_Dataset records_
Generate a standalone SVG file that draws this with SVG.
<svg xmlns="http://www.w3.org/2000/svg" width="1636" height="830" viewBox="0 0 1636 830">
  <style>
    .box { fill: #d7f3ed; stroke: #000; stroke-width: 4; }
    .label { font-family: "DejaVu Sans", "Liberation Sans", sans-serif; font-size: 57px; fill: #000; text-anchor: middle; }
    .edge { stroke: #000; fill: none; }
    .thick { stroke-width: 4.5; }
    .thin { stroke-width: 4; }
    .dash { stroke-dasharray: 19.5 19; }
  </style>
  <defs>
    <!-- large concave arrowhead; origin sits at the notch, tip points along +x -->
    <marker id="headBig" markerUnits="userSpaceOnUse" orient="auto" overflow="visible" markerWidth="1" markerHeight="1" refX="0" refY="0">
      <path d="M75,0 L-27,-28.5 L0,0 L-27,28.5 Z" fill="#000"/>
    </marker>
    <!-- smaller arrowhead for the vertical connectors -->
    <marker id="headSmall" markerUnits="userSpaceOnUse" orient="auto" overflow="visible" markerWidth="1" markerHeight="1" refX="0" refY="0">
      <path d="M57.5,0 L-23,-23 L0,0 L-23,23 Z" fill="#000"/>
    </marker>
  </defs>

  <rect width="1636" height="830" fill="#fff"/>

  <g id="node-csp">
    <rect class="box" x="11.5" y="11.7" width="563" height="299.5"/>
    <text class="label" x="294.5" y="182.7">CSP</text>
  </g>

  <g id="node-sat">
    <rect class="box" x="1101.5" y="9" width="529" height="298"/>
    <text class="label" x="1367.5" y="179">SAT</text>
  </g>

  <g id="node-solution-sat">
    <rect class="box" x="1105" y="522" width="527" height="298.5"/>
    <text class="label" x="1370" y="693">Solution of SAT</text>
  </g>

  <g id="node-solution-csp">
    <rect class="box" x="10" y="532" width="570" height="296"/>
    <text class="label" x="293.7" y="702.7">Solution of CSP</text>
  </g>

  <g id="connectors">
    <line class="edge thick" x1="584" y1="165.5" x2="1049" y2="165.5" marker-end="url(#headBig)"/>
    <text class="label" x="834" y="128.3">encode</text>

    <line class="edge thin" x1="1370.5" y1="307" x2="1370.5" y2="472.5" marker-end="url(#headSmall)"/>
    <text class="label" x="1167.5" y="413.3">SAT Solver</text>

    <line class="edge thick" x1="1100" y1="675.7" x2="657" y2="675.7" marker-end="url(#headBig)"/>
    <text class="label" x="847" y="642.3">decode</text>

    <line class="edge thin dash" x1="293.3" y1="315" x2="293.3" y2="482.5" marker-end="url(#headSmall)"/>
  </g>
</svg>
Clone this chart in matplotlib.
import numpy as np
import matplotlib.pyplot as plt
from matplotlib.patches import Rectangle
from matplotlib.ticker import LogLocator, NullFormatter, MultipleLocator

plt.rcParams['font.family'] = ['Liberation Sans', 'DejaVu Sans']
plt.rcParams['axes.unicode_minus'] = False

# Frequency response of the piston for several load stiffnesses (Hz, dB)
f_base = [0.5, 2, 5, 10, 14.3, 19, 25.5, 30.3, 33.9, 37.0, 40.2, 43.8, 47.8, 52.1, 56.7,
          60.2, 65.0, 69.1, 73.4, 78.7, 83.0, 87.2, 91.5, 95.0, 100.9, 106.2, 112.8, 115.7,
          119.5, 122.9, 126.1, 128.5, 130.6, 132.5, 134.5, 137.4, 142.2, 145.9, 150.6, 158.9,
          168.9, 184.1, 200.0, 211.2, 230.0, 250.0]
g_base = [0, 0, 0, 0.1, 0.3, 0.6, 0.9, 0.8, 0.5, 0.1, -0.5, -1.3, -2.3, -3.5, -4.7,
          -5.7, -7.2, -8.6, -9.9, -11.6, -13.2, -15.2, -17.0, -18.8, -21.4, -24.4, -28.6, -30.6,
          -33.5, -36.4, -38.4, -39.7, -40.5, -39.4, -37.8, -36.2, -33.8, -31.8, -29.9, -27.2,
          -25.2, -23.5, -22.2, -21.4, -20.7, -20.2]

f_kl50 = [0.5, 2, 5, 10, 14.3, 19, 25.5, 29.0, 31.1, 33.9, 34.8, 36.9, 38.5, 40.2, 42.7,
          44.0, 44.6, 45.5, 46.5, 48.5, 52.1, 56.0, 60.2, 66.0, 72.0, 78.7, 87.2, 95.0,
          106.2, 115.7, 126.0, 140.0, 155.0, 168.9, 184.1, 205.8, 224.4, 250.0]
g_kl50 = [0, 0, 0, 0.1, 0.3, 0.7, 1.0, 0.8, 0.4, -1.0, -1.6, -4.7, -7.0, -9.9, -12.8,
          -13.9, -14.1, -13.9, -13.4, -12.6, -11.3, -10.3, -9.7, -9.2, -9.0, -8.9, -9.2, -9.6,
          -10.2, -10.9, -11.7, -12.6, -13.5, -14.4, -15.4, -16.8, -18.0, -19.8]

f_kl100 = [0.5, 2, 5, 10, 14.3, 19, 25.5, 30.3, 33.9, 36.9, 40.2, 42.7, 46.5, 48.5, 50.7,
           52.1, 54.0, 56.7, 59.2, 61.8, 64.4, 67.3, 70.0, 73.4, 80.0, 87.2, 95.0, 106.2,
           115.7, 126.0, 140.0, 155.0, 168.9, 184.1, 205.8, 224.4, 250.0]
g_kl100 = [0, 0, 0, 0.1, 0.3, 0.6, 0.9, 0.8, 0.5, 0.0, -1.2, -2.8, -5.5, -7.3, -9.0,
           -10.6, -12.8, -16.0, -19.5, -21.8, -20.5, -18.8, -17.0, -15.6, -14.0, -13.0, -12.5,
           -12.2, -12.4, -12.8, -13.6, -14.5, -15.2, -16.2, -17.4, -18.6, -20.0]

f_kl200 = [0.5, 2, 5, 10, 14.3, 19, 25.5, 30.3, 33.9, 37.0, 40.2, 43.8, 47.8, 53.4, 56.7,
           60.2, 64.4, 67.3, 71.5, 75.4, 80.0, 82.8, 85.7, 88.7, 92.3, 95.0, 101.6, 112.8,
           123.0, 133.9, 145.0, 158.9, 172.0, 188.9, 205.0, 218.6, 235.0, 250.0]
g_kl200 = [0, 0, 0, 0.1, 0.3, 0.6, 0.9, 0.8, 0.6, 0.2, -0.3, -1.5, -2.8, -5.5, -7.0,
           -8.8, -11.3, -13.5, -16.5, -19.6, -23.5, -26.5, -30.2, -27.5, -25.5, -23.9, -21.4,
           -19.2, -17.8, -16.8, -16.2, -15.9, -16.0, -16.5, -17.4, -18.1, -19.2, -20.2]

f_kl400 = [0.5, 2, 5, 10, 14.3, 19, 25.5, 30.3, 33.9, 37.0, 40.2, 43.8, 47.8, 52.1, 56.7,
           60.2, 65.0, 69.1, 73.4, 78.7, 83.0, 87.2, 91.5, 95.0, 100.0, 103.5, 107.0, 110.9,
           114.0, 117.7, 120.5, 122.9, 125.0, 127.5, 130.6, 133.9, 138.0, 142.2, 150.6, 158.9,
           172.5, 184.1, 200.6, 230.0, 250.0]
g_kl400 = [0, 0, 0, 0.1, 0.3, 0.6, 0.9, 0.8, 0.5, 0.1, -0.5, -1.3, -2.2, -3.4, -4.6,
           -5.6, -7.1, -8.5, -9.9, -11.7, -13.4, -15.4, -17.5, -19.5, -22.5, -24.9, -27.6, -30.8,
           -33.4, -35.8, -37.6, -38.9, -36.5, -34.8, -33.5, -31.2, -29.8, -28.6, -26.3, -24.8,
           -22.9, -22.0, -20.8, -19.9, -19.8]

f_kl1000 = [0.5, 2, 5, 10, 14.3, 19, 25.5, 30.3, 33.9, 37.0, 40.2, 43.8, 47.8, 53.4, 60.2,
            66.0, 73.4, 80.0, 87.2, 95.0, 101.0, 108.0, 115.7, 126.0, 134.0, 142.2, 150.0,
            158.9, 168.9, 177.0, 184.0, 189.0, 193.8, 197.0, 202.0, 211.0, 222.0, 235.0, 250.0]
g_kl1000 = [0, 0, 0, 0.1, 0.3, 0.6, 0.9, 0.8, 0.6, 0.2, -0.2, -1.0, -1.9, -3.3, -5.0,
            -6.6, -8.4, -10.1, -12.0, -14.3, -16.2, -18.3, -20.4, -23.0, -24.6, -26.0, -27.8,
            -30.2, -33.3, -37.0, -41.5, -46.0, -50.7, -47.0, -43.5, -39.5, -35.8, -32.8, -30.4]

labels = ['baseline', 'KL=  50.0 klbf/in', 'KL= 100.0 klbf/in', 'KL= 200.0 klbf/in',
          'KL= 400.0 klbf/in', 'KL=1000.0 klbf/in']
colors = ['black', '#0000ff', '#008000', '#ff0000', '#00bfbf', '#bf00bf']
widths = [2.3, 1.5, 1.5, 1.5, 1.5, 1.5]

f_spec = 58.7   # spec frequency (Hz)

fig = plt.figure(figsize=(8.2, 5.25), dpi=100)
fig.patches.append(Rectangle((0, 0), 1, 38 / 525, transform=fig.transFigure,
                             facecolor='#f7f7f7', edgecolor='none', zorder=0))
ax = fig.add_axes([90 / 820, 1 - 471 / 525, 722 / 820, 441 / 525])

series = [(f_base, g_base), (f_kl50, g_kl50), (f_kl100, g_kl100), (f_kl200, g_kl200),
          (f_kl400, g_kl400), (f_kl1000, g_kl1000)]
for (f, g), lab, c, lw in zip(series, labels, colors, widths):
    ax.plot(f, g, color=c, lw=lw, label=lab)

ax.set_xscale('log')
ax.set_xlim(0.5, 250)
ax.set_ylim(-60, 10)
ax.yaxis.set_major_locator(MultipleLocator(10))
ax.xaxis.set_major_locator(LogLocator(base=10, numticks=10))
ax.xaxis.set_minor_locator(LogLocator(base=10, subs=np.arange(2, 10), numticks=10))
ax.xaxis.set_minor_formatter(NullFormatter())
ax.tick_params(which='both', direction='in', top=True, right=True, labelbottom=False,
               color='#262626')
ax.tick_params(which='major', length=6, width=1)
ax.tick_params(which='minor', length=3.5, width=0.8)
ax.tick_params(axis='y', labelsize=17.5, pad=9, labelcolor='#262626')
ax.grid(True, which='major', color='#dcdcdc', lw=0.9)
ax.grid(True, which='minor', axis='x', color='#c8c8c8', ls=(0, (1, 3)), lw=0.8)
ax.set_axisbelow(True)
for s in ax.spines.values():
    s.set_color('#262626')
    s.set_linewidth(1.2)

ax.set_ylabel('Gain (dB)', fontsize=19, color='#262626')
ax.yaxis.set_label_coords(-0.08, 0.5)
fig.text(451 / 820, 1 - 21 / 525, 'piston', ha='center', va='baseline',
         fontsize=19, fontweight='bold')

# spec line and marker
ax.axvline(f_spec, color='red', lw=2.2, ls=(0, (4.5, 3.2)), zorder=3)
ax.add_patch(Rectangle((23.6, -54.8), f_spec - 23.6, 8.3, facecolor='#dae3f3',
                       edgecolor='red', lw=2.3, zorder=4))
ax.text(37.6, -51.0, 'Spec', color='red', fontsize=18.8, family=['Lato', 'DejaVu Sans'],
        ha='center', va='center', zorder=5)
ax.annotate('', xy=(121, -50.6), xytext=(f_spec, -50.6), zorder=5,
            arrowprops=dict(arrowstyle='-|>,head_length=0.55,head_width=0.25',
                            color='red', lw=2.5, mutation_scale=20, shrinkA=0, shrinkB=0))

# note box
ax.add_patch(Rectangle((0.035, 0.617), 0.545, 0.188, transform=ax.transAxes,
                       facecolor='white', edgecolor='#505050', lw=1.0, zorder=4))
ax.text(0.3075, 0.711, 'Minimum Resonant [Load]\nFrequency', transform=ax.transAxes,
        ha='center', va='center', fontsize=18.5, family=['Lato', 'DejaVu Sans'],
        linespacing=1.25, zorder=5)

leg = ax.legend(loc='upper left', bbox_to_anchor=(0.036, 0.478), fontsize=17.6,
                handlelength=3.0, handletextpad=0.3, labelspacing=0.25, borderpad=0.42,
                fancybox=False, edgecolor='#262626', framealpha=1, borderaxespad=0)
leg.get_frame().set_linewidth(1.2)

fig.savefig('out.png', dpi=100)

_Aim of the task_
Exactly and only the lines from the line that contains "Clone this chart in matplotlib." through the line that contains "plt.rcParams['axes.unicode_minus'] = False" are to be repeated as they stand.

_Solution_
Clone this chart in matplotlib.
import numpy as np
import matplotlib.pyplot as plt
from matplotlib.patches import Rectangle
from matplotlib.ticker import LogLocator, NullFormatter, MultipleLocator

plt.rcParams['font.family'] = ['Liberation Sans', 'DejaVu Sans']
plt.rcParams['axes.unicode_minus'] = False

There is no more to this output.